We have only been to Southern Spain but this time we want to drive down to just over the border of North East Spain in August so are looking for some ideas for nice towns to stay in.

We will be staying in a privately rented place so just need some town names for me to start my search. We would like a town that has retained its Spanishness with plenty of local tapas bars and restaurants, so a lively town but one that attracts couples rather than young families (we are a 36 year old couple).

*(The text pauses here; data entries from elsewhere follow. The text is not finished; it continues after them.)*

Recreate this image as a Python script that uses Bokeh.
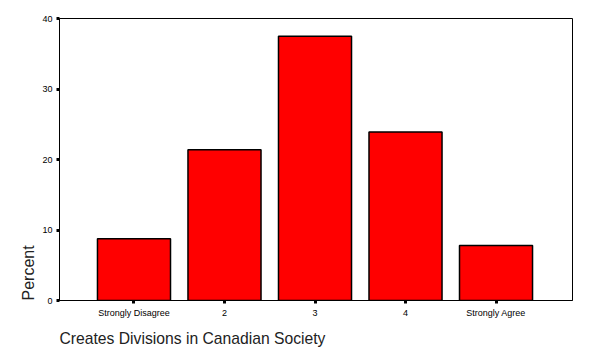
from bokeh.plotting import figure
from bokeh.models import ColumnDataSource, Range1d, FixedTicker, Title
from bokeh.embed import file_html
from bokeh.resources import INLINE

categories = ["Strongly Disagree", "2", "3", "4", "Strongly Agree"]
percent = [8.75, 21.4, 37.5, 23.9, 7.8]
y_ticks = [0, 10, 20, 30, 40]
x_title = "Creates Divisions in Canadian Society"
y_title = "Percent"

positions = list(range(1, len(categories) + 1))
source = ColumnDataSource(dict(x=positions, top=percent, cat=categories))

x_start, x_end = 0.177, 5.845
p = figure(width=590, height=354, output_backend="svg", toolbar_location=None,
           x_range=Range1d(x_start, x_end), y_range=Range1d(0, 40),
           min_border_left=59, min_border_right=18, min_border_top=18,
           min_border_bottom=54)
p.vbar(x="x", top="top", bottom=0, width=0.807, source=source,
       fill_color="#FF0000", line_color="black", line_width=1.5)

p.xgrid.visible = False
p.ygrid.visible = False
p.outline_line_color = "black"
p.outline_line_width = 1
p.outline_line_alpha = 1
p.background_fill_color = "white"
p.border_fill_color = "white"

font = "Liberation Sans"
for ax in (p.xaxis[0], p.yaxis[0]):
    ax.axis_line_color = "black"
    ax.axis_line_width = 1
    ax.major_tick_line_color = "black"
    ax.major_tick_line_width = 3
    ax.major_tick_in = 0
    ax.major_tick_out = 3
    ax.minor_tick_line_color = None
    ax.major_label_text_font = font
    ax.major_label_text_font_size = "9px"
    ax.major_label_text_color = "black"
    ax.major_label_standoff = 4

p.yaxis[0].ticker = FixedTicker(ticks=y_ticks)
p.xaxis[0].ticker = FixedTicker(ticks=positions)
p.xaxis[0].major_label_overrides = {pos: c for pos, c in zip(positions, categories)}

p.add_layout(Title(text=y_title, align="left", text_font=font,
                   text_font_size="16px", text_font_style="normal",
                   text_color="#222222", standoff=5), "left")
p.add_layout(Title(text=x_title, align="left", text_font=font,
                   text_font_size="15.7px", text_font_style="normal",
                   text_color="#222222", standoff=14), "below")

open("out.html", "w").write(file_html(p, INLINE))
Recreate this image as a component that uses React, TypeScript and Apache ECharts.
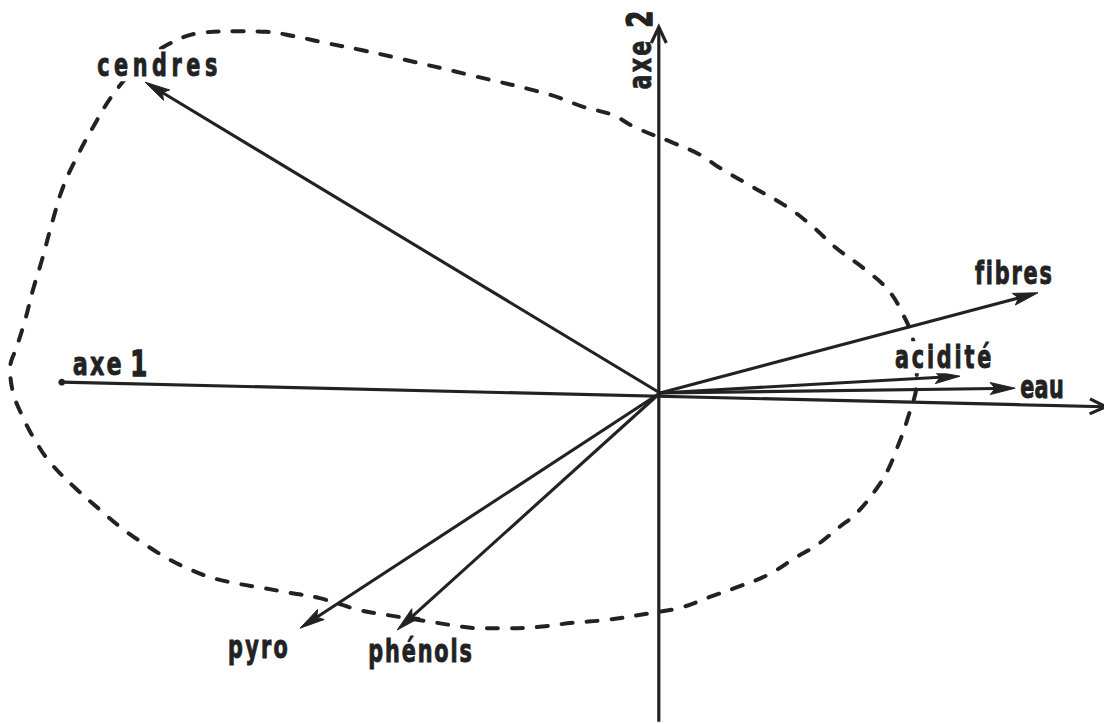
import React, { useEffect, useRef } from "react";
import * as echarts from "echarts";

// ---- data (loadings on the two principal axes) ----
const variableNames = ["cendres", "fibres", "acidité", "eau", "pyro", "phénols"];
const axe1Values = [-0.858, 0.63, 0.5, 0.592, -0.6, -0.438];
const axe2Values = [0.518, 0.167, 0.028, 0.008, -0.392, -0.395];

const axisNames = ["axe", "axe"];
const axisNumbers = ["1", "2"];
const axisStartX = [-0.997, -0.002];
const axisStartY = [0.018, -0.548];
const axisEndX = [0.743, -0.002];
const axisEndY = [-0.023, 0.61];

// dashed contour enclosing the observations
const contourX = [
  -0.867, -0.812, -0.767, -0.705, -0.655, -0.612, -0.555, -0.5, -0.445, -0.317,
  -0.183, -0.128, -0.078, -0.042, 0.022, 0.067, 0.1, 0.155, 0.212, 0.255,
  0.292, 0.343, 0.38, 0.403, 0.422, 0.428, 0.412, 0.395, 0.38, 0.362,
  0.328, 0.297, 0.262, 0.225, 0.18, 0.125, 0.083, 0.037, -0.017, -0.087,
  -0.145, -0.205, -0.255, -0.303, -0.34, -0.372, -0.455, -0.5, -0.567, -0.617,
  -0.662, -0.708, -0.75, -0.788, -0.822, -0.862, -0.9, -0.933, -0.975, -1.017,
  -1.045, -1.062, -1.078, -1.083, -1.072, -1.058, -1.045, -1.03, -1.012, -0.995,
  -0.972, -0.945, -0.912, -0.867,
];
const contourY = [
  0.552, 0.585, 0.6, 0.603, 0.602, 0.595, 0.583, 0.572, 0.56, 0.53,
  0.497, 0.477, 0.463, 0.443, 0.417, 0.397, 0.375, 0.343, 0.31, 0.277,
  0.243, 0.205, 0.172, 0.135, 0.088, 0.022, -0.045, -0.092, -0.128, -0.158,
  -0.2, -0.225, -0.253, -0.275, -0.303, -0.325, -0.34, -0.357, -0.367, -0.378,
  -0.383, -0.39, -0.392, -0.392, -0.388, -0.383, -0.37, -0.362, -0.342, -0.333,
  -0.325, -0.317, -0.307, -0.292, -0.275, -0.25, -0.223, -0.195, -0.158, -0.115,
  -0.073, -0.04, 0, 0.042, 0.077, 0.122, 0.172, 0.222, 0.288, 0.343,
  0.393, 0.443, 0.497, 0.552,
];

// ---- styles ----
const INK = "#222222";
const FONT = '"DejaVu Sans", "Liberation Sans", sans-serif';
const LABEL_SIZE = 32;
const TEXT_SCALE = 0.65;
const AXIS_TEXT_SCALE = 0.7;
const HEAD_LEN = 25;
const HEAD_W = 6;
// label placement relative to the arrow tip (pixels) and tracking (local units)
const labelOffsets: Record<string, [number, number]> = {
  cendres: [-48, -17],
  fibres: [-63, -20],
  "acidité": [-65, -19],
  eau: [5, -1],
  pyro: [-72, 19],
  "phénols": [-29, 21],
};
const labelTracking: Record<string, number> = {
  cendres: 7,
  fibres: 2.8,
  "acidité": 4.3,
  eau: 0.5,
  pyro: 3.5,
  "phénols": 2.9,
  axe: 3,
};

export default function App() {
  const ref = useRef<HTMLDivElement>(null);
  useEffect(() => {
    if (!ref.current) return;
    const chart = echarts.init(ref.current, null, { renderer: "svg" });

    const vectorData = variableNames.map((n, i) => [axe1Values[i], axe2Values[i]]);
    const axisData = axisNames.map((n, i) => [axisStartX[i], axisStartY[i], axisEndX[i], axisEndY[i]]);
    const contourData = contourX.map((x, i) => [x, contourY[i]]);

    const rich = {
      a: { fontSize: LABEL_SIZE, fontFamily: FONT, fontWeight: "bold", fill: INK, stroke: INK, lineWidth: 0.8 },
      b: {
        fontSize: LABEL_SIZE + 3,
        fontFamily: FONT,
        fontWeight: "bold",
        fill: INK,
        stroke: INK,
        lineWidth: 1.4,
        padding: [0, 0, 0, 7],
      },
    };

    chart.setOption({
      animation: false,
      backgroundColor: "#ffffff",
      grid: { left: 0, right: 0, top: 0, bottom: 0, containLabel: false },
      xAxis: { type: "value", min: -1.1, max: 0.74, show: false },
      yAxis: { type: "value", min: -0.5517, max: 0.655, show: false },
      series: [
        {
          type: "line",
          data: contourData,
          showSymbol: false,
          symbol: "none",
          smooth: 0.4,
          silent: true,
          z: 1,
          lineStyle: { color: INK, width: 4, type: [11, 14], cap: "round" },
        },
        {
          type: "custom",
          data: axisData,
          silent: true,
          clip: false,
          z: 2,
          encode: { x: [0, 2], y: [1, 3] },
          renderItem: (params: any, api: any) => {
            const i = params.dataIndex;
            const s = api.coord([api.value(0), api.value(1)]);
            const e = api.coord([api.value(2), api.value(3)]);
            const dx = e[0] - s[0];
            const dy = e[1] - s[1];
            const len = Math.hypot(dx, dy);
            const ux = dx / len;
            const uy = dy / len;
            const nx = -uy;
            const ny = ux;
            const al = 16;
            const aw = 7.5;
            const children: any[] = [
              { type: "line", shape: { x1: s[0], y1: s[1], x2: e[0], y2: e[1] }, style: { stroke: INK, lineWidth: 3.2 } },
              {
                type: "polyline",
                shape: {
                  points: [
                    [e[0] - ux * al + nx * aw, e[1] - uy * al + ny * aw],
                    [e[0], e[1]],
                    [e[0] - ux * al - nx * aw, e[1] - uy * al - ny * aw],
                  ],
                },
                style: { stroke: INK, lineWidth: 3.2, fill: "none", lineJoin: "miter" },
              },
            ];
            const label = "{a|" + axisNames[i] + " }{b|" + axisNumbers[i] + "}";
            if (i === 0) {
              children.push({ type: "circle", shape: { cx: s[0], cy: s[1], r: 3.4 }, style: { fill: INK } });
              children.push({
                type: "text",
                x: s[0] + 11,
                y: s[1] - 18,
                scaleX: AXIS_TEXT_SCALE,
                style: { text: label, rich, fill: INK, align: "left", verticalAlign: "middle" },
              });
            } else {
              children.push({
                type: "text",
                x: e[0] - 19,
                y: e[1] + 21,
                rotation: Math.PI / 2,
                scaleX: AXIS_TEXT_SCALE,
                style: { text: label, rich, fill: INK, align: "center", verticalAlign: "middle" },
              });
            }
            return { type: "group", children };
          },
        },
        {
          type: "custom",
          data: vectorData,
          silent: true,
          clip: false,
          z: 3,
          encode: { x: 0, y: 1 },
          renderItem: (params: any, api: any) => {
            const i = params.dataIndex;
            const name = variableNames[i];
            const o = api.coord([0, 0]);
            const t = api.coord([api.value(0), api.value(1)]);
            const dx = t[0] - o[0];
            const dy = t[1] - o[1];
            const len = Math.hypot(dx, dy);
            const ux = dx / len;
            const uy = dy / len;
            const nx = -uy;
            const ny = ux;
            const bx = t[0] - ux * HEAD_LEN;
            const by = t[1] - uy * HEAD_LEN;
            const notchX = bx + ux * 5;
            const notchY = by + uy * 5;
            const off = labelOffsets[name] || [0, 0];
            return {
              type: "group",
              children: [
                {
                  type: "line",
                  shape: { x1: o[0], y1: o[1], x2: notchX, y2: notchY },
                  style: { stroke: INK, lineWidth: 3.1 },
                },
                {
                  type: "polygon",
                  shape: {
                    points: [
                      [t[0], t[1]],
                      [bx + nx * HEAD_W, by + ny * HEAD_W],
                      [notchX, notchY],
                      [bx - nx * HEAD_W, by - ny * HEAD_W],
                    ],
                  },
                  style: { fill: INK, stroke: INK, lineWidth: 1, lineJoin: "round" },
                },
                {
                  type: "text",
                  x: t[0] + off[0],
                  y: t[1] + off[1],
                  scaleX: TEXT_SCALE,
                  style: {
                    text: name,
                    fill: INK,
                    stroke: INK,
                    lineWidth: 1,
                    fontSize: LABEL_SIZE,
                    fontFamily: FONT,
                    fontWeight: "bold",
                    align: "left",
                    verticalAlign: "middle",
                    backgroundColor: "#ffffff",
                  },
                },
              ],
            };
          },
        },
      ],
    });

    // letter tracking of the hand-lettered labels
    ref.current.querySelectorAll("text").forEach((el) => {
      const key = (el.textContent || "").trim();
      if (labelTracking[key] != null) el.setAttribute("letter-spacing", String(labelTracking[key]));
    });

    return () => chart.dispose();
  }, []);
  return (
    <div
      ref={ref}
      style={{ position: "absolute", left: 0, top: 0, width: 1104, height: 724, background: "#fff" }}
    />
  );
}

So, anywhere near to the coast would be good, near to nice beaches and between the border and just above Barcelona.

Thanks!


----------



## Pesky Wesky (May 10, 2009)

Here are some old threads to help you on your way!
http://www.expatforum.com/expats/sp...g-spain/94516-northern-spain-north-spain.html

http://www.expatforum.com/expats/la-tasca/140254-north-spain.html

Hopefully others who are posting now will chip in with their version soon


----------



## heatherjs (May 12, 2013)

Rosas is nice, good for exploring the lovely coastal towns in that area, also good for Figueres and Girona if you are staying longer.


----------



## doro (Aug 1, 2010)

I've tried Figueres, did not like it. Girona is relatively ok. I would say north of Barcelona area, but.. is up to you.


----------



## peterinmalaga (May 27, 2013)

emjeast said:


> We have only been to Southern Spain but this time we want to drive down to just over the border of North East Spain in August so are looking for some ideas for nice towns to stay in.
> 
> We will be staying in a privately rented place so just need some town names for me to start my search. We would like a town that has retained its Spanishness with plenty of local tapas bars and restaurants, so a lively town but one that attracts couples rather than young families (we are a 36 year old couple).
> 
> ...


 San Sebastian is wonderful but it does rain there and it's cooler than the Med.
If you really mean NE Spain, then Zarautz near


----------



## ericban (Oct 18, 2012)

We stayed in Empuriabrava for 5 weeks earlier this year. The whole town is built around a series of interlocking and wide man made canals that can be entered from the sea at one point.

Therefore loads of very expensive yachts anchored directly at properties but access by road to them as well.

It was February when we were there and too quiet for us, but apparently according to my friend who lives there, the place is very lively in the summer.

It is located right between Figueres and Roses which are both really nice and is certainly worth a look or a Google

empuriabrava spain - Google Search

Regards
EB


----------